### REQUIRED TASK
Reproduce nothing but the lines from the start of the material through the line that includes "width=0.41))", both ends included, and omit every picture.

┌─ DATA EXTRACT

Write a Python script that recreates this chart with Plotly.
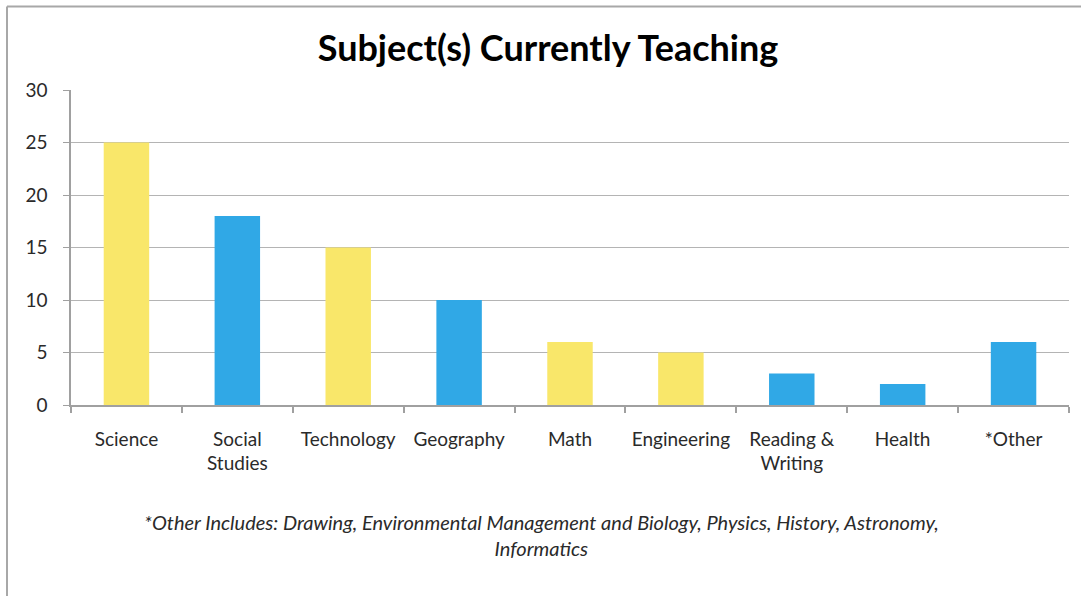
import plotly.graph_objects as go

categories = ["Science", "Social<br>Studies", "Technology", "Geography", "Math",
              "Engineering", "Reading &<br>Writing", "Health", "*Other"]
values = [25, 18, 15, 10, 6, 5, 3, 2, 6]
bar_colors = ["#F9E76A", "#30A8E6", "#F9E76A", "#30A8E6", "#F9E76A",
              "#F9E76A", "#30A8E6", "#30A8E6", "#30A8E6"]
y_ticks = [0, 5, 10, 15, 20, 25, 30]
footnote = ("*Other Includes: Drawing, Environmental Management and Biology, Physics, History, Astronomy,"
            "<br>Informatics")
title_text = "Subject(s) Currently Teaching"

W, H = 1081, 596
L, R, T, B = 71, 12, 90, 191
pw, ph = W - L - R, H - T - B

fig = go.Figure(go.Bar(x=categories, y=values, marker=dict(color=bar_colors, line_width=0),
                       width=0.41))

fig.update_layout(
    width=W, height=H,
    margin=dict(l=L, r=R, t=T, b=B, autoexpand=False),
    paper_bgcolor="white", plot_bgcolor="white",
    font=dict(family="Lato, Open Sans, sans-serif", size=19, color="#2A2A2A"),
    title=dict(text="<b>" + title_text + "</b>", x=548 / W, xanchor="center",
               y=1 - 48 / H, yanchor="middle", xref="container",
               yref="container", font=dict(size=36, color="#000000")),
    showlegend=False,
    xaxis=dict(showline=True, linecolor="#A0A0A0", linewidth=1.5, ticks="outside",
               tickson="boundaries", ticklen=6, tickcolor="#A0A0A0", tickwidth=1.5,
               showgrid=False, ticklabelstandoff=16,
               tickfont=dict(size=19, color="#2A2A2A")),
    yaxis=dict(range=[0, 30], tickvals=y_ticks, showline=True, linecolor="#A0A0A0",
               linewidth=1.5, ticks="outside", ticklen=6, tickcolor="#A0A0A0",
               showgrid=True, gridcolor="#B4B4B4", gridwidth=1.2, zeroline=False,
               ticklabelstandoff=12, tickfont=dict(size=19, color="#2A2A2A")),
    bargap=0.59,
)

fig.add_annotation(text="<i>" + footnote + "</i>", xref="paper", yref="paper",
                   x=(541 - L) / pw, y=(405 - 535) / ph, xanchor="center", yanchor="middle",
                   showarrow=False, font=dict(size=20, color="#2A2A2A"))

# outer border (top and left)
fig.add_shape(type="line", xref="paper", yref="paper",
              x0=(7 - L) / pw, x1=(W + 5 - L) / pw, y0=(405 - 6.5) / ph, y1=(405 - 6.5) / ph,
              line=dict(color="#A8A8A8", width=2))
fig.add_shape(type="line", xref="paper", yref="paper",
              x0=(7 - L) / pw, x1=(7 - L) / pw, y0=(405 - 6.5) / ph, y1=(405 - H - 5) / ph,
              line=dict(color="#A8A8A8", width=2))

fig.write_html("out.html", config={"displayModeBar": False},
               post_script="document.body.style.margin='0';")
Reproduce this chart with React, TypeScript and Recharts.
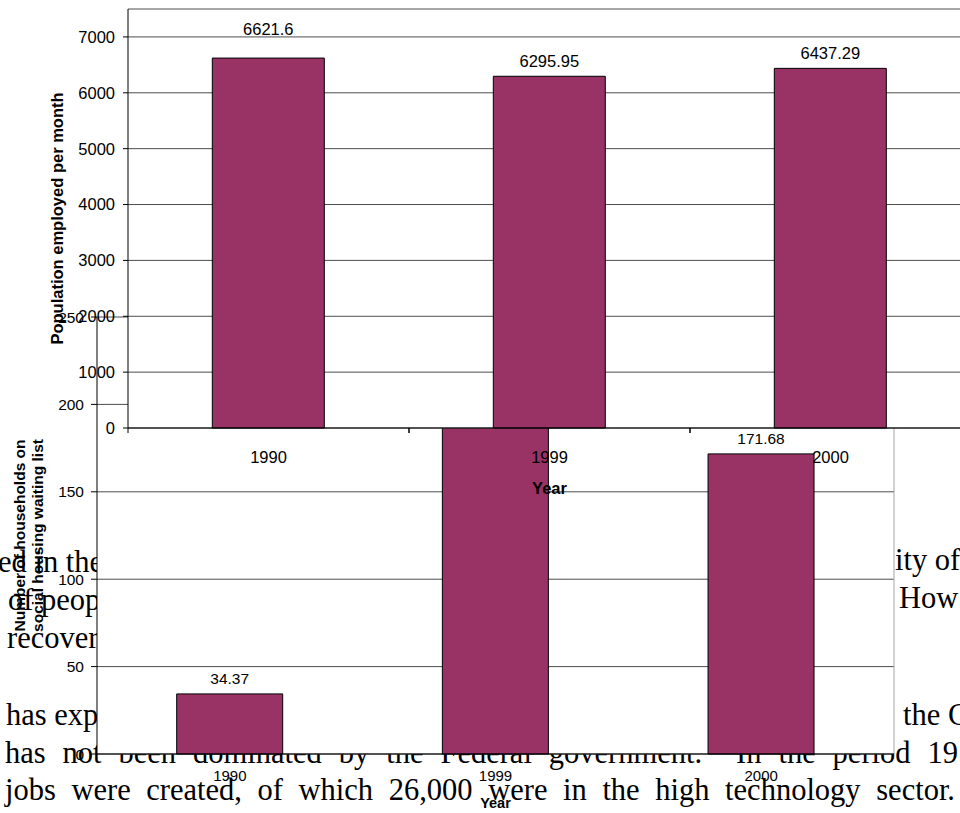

└─

### ANSWER FOR THE TASK
Write a Python script that recreates this chart with Plotly.
import plotly.graph_objects as go

categories = ["Science", "Social<br>Studies", "Technology", "Geography", "Math",
              "Engineering", "Reading &<br>Writing", "Health", "*Other"]
values = [25, 18, 15, 10, 6, 5, 3, 2, 6]
bar_colors = ["#F9E76A", "#30A8E6", "#F9E76A", "#30A8E6", "#F9E76A",
              "#F9E76A", "#30A8E6", "#30A8E6", "#30A8E6"]
y_ticks = [0, 5, 10, 15, 20, 25, 30]
footnote = ("*Other Includes: Drawing, Environmental Management and Biology, Physics, History, Astronomy,"
            "<br>Informatics")
title_text = "Subject(s) Currently Teaching"

W, H = 1081, 596
L, R, T, B = 71, 12, 90, 191
pw, ph = W - L - R, H - T - B

fig = go.Figure(go.Bar(x=categories, y=values, marker=dict(color=bar_colors, line_width=0),
                       width=0.41))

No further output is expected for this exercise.